In the very heart of Helsinki, Savoy is one of the emblematic interiors of modernist Scandinavian tradition, designed by Finnish architect and designer Alvar Aalto together with his first wife Aino Marsio-Aalto. The restaurant opened in 1937 on the eighth floor of an office building on Eteläesplanadi 14, a wide arterial road towards the seafront and the Market Square. Inside it’s an ambiance of simplicity, warmth and subtle acoustics: an antithesis of sleek continental modernism. High above the busy urban realm, views open from the restaurant terraces on three sides across Helsinki roof tops.

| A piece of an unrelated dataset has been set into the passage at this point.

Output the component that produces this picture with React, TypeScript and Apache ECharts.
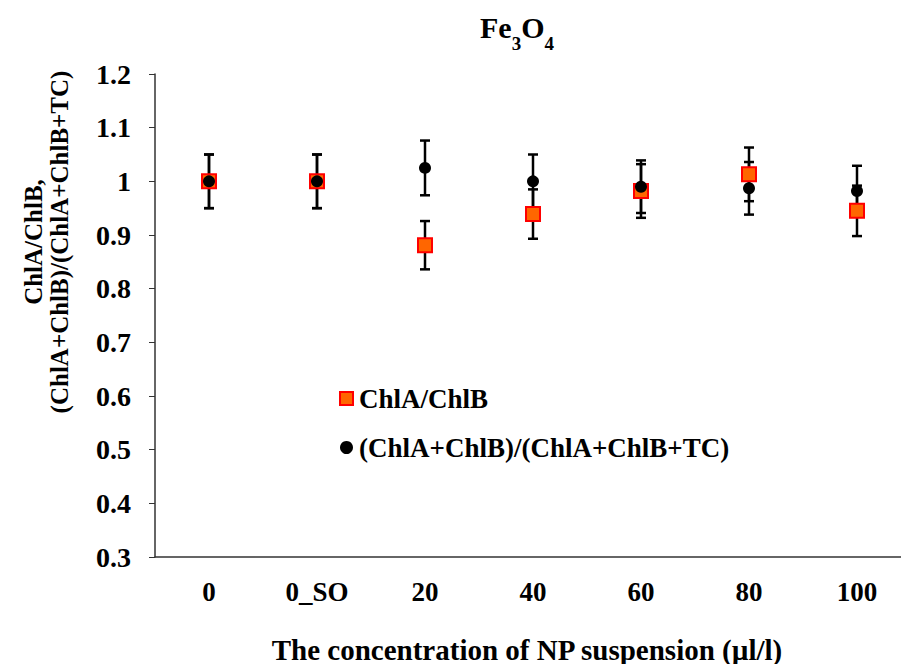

As an architect and designer Alvar Aalto had the ambition to create environments, where each detail was carefully envisioned as a total artwork. This design concept is exemplified within the Savoy interiors. One of the founders of Savoy was local doyenne and arts patron Maire Gullichsen, with whom the Aaltos had launched the furniture company Artek in 1935. Many of the furnishings designed for Savoy are still in production, such as the Golden Bell pendant light, and Artek still offers an edit of classic Aalto furniture pieces. The team from Studio Ilse studied closely their archives for recreating the right mix of soothing neutral tones and textures, sight lines and proportions.